Getting yourself out there and noticed takes a bit of time and effort, especially if you’re a freelance writer looking for work or an author who feels they are ready to have a work published. Choosing platforms to network on needs consideration and there’s a methodology to using each of the Big Three, namely Linkedin, Twitter and Facebook, although the latter seems to have lost much of its appeal over recent times.
When it comes to Linkedin, there are those who advocate only connecting with people you’ve done business with and/or people you know. Whereas, other social media “gurus” believe the bigger the network the better and as such recommend you invite loads of people to join your network, much the same way as done on Twitter.
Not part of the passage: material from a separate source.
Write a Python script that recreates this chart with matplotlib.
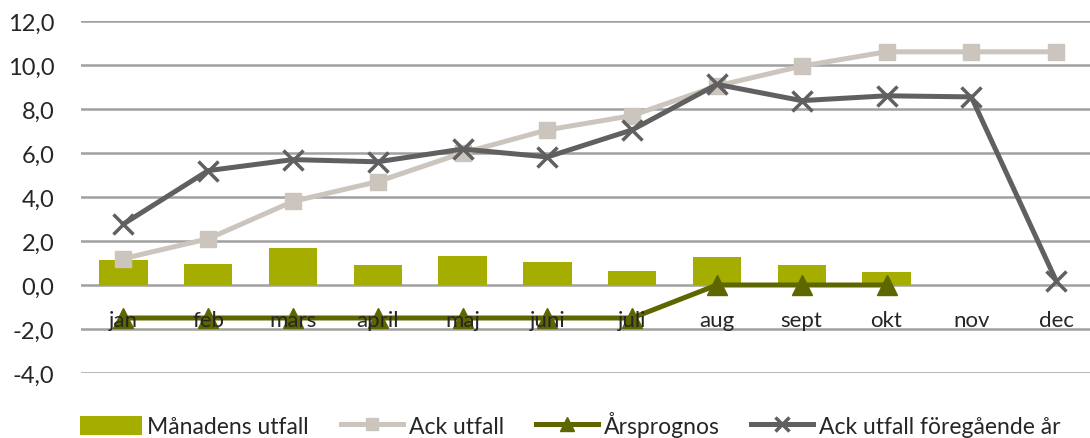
import matplotlib
matplotlib.use("Agg")
import matplotlib.pyplot as plt
import numpy as np
from matplotlib.ticker import FuncFormatter

months = ["jan", "feb", "mars", "april", "maj", "juni", "juli", "aug", "sept", "okt", "nov", "dec"]
manadens_utfall = [1.15, 0.95, 1.67, 0.9, 1.3, 1.05, 0.62, 1.28, 0.9, 0.6, None, None]
ack_utfall = [1.2, 2.1, 3.8, 4.7, 6.0, 7.05, 7.7, 9.05, 9.95, 10.6, 10.6, 10.6]
arsprognos = [-1.5, -1.5, -1.5, -1.5, -1.5, -1.5, -1.5, 0.0, 0.0, 0.0, None, None]
ack_foregaende = [2.77, 5.2, 5.7, 5.6, 6.18, 5.82, 7.05, 9.12, 8.38, 8.6, 8.55, 0.2]
yticks = [-4, -2, 0, 2, 4, 6, 8, 10, 12]

plt.rcParams['font.family'] = ['Lato', 'DejaVu Sans']
fig = plt.figure(figsize=(10.9, 4.39), dpi=100)
ax = fig.add_axes([81/1090, 1-374/439, 1-81/1090, (374-22)/439])

x = np.arange(len(months))
bar_x = [i for i, v in enumerate(manadens_utfall) if v is not None]
bar_v = [v for v in manadens_utfall if v is not None]
hb = ax.bar(bar_x, bar_v, width=0.57, color="#A5AD00", zorder=2, label="Månadens utfall")

h1, = ax.plot(x, ack_utfall, color="#CBC5BE", lw=3.6, marker="s", ms=11, mec="#CBC5BE",
              zorder=3, label="Ack utfall")
px = [i for i, v in enumerate(arsprognos) if v is not None]
pv = [v for v in arsprognos if v is not None]
h2, = ax.plot(px, pv, color="#5E6600", lw=3.6, marker="^", ms=14, zorder=4, label="Årsprognos")
h3, = ax.plot(x, ack_foregaende, color="#606060", lw=3.6, marker="x", ms=14, mew=2.5,
              zorder=5, label="Ack utfall föregående år")

ax.set_xlim(-0.5, 11.4)
ax.set_ylim(-4, 12)
ax.set_yticks(yticks)
ax.yaxis.set_major_formatter(FuncFormatter(lambda v, p: f"{v:.1f}".replace(".", ",")))
ax.grid(axis="y", color="#A0A0A0", lw=1.8)
ax.set_axisbelow(True)
for s in ax.spines.values():
    s.set_visible(False)
ax.tick_params(axis="y", length=0, pad=19, labelsize=17, labelcolor="#262626")
ax.set_xticks(x)
ax.set_xticklabels(months)
ax.spines['bottom'].set_position(('data', 0))
ax.tick_params(axis="x", length=0, pad=18, labelsize=16, labelcolor="#262626")
ax.xaxis.set_zorder(10)

fig.legend([hb, h1, h2, h3], ["Månadens utfall", "Ack utfall", "Årsprognos", "Ack utfall föregående år"],
           loc="lower center", bbox_to_anchor=(0.523, -0.045), ncol=4, frameon=False,
           fontsize=16.5, handlelength=2.7, handleheight=0.9, columnspacing=1.4, handletextpad=0.25,
           markerscale=0.75, labelcolor="#262626")

fig.savefig("out.png", dpi=100)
If the truth be known either way can be beneficial making it a matter of personal choice. With this said, there is one obstacle that’s impossible to circumvent, namely getting other Linkedin members to accept invitations.
Personalising the Linkedin Invite
It goes without saying the basic Linkedin invite is not that appealing or interesting, which is why so many members choose to personalise their message in the hope it will get them noticed. However, there’s no guarantee customising an invite will actually do the job either.
What Can You Do?
There may well be a host of reasons why members don’t accept an invite, but to improve the odds, there are certain things you can do.
- Personalise the invitation, yes, but give it meaningful intent. It’s a positive move that allows members to see just where you’re coming from and why you’d like to network with them
- Ask yourself if connecting up with a person would be mutually beneficial because if not, then why would the person want to be added to your network?
- Never, ever use a “sell ” in your message in any way shape or form – this is a real no-no on the Linkedin platform where it’s considered quite rude
How Does Your Linkedin Profile Look?
You need to ask yourself how your Profile comes across to other members? Is it complete or a little too sketchy? The more info you offer and the more exchanges you have with others together with past experiences nicely displayed on a profile page, the better the odds of invitations being accepted.
Recommendations and endorsements really do count on Linkedin. However, these should not be perceived simply as gratuitous give-aways. The last thing you want as a professional is to be thought of as an SOBB – nothing rude here, but for those who tend to go for acronyms, this one stands for Slap on the Back Brigade!
Other Reasons Why an Invitation May be Ignored
More and more people are joining Linkedin, but this does not mean they regularly check their messages so if an invitation appears ignored, it could just be the person hasn’t seen it, but when they do log on, the chances are they’ll accept.
Is Linkedin a Good Platform for Writers and Authors?
Yes, definitely and there are some extremely interesting groups offering a ton of useful information which should not be ignored, or you might just find you’ve missed out on something that might really benefit your writing career.